**What you are asked to do**
In the material below, please retype the lines from the very first through the one with "from matplotlib.ticker import FuncFormatter", exactly and without pictures.

**Information supplied**

## BEGIN

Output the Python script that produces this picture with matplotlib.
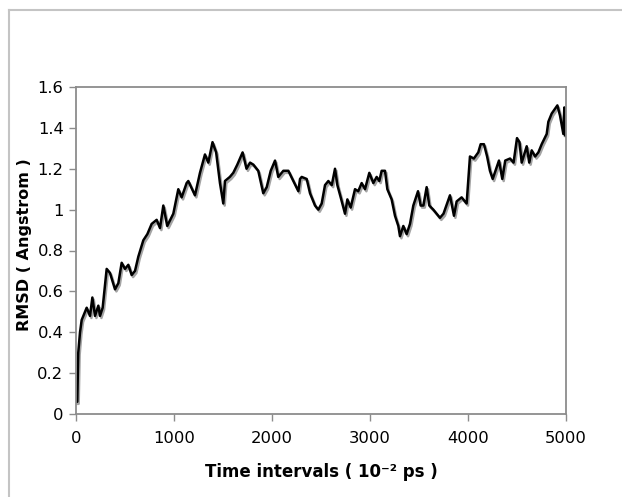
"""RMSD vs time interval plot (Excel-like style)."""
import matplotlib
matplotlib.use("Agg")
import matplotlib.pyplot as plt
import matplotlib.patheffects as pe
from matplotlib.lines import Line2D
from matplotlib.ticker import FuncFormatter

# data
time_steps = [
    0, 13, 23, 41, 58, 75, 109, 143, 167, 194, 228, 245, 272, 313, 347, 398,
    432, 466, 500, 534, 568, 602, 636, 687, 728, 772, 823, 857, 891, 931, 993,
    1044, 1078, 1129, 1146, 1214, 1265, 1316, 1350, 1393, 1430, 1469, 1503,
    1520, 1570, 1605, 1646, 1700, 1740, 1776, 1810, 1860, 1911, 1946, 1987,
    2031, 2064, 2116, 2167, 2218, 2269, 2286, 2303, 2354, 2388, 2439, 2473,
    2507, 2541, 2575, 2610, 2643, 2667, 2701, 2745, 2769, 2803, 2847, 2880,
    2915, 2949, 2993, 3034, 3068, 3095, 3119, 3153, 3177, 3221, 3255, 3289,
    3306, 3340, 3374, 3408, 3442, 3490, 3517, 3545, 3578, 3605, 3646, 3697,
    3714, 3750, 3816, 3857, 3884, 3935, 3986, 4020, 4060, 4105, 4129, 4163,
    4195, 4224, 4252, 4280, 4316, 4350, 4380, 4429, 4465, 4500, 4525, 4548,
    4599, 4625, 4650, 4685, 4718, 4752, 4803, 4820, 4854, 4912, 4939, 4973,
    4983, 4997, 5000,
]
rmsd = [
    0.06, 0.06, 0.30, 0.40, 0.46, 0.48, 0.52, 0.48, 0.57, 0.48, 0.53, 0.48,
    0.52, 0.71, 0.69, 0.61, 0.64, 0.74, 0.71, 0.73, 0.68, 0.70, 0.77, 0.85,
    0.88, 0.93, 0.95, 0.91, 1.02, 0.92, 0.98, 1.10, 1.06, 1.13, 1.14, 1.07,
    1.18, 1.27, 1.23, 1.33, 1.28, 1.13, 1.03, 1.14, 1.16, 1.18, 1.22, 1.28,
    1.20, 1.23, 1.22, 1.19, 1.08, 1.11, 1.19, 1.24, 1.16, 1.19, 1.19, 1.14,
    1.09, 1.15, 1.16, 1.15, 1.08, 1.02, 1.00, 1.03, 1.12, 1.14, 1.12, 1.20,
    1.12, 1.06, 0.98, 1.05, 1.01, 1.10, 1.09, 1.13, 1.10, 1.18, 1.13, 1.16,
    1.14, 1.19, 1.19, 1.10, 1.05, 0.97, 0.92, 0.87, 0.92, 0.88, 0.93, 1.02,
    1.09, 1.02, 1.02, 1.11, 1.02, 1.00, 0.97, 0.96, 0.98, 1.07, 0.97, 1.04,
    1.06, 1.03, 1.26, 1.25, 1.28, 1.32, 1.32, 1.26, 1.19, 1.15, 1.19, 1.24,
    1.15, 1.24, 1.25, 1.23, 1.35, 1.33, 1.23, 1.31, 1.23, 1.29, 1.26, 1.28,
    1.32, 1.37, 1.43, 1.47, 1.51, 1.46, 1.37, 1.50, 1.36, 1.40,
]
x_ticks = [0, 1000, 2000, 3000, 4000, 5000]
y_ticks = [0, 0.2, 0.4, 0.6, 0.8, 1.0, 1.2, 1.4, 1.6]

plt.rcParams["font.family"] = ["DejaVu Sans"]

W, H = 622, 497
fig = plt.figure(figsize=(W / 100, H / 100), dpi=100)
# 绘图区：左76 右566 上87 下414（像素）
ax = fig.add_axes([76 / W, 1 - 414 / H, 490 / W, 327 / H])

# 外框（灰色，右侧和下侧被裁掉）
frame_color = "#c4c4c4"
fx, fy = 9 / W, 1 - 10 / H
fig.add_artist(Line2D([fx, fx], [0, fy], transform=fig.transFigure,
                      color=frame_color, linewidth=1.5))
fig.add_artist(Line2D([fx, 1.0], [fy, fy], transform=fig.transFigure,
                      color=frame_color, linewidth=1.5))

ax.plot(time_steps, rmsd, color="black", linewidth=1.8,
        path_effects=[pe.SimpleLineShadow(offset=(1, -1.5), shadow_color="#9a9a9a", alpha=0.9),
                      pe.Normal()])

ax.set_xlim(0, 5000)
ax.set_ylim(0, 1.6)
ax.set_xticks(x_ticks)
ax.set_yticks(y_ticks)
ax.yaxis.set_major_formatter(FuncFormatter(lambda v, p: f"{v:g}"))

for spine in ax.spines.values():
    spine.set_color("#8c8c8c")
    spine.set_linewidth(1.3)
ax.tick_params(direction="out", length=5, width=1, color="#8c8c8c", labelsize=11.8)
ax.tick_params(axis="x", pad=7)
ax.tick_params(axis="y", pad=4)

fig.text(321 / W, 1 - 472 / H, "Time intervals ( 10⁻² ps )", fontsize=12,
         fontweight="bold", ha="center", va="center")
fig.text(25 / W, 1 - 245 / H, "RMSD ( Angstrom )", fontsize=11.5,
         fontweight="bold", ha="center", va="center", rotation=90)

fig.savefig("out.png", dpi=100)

## END

**Exercise answer**
Output the Python script that produces this picture with matplotlib.
"""RMSD vs time interval plot (Excel-like style)."""
import matplotlib
matplotlib.use("Agg")
import matplotlib.pyplot as plt
import matplotlib.patheffects as pe
from matplotlib.lines import Line2D
from matplotlib.ticker import FuncFormatter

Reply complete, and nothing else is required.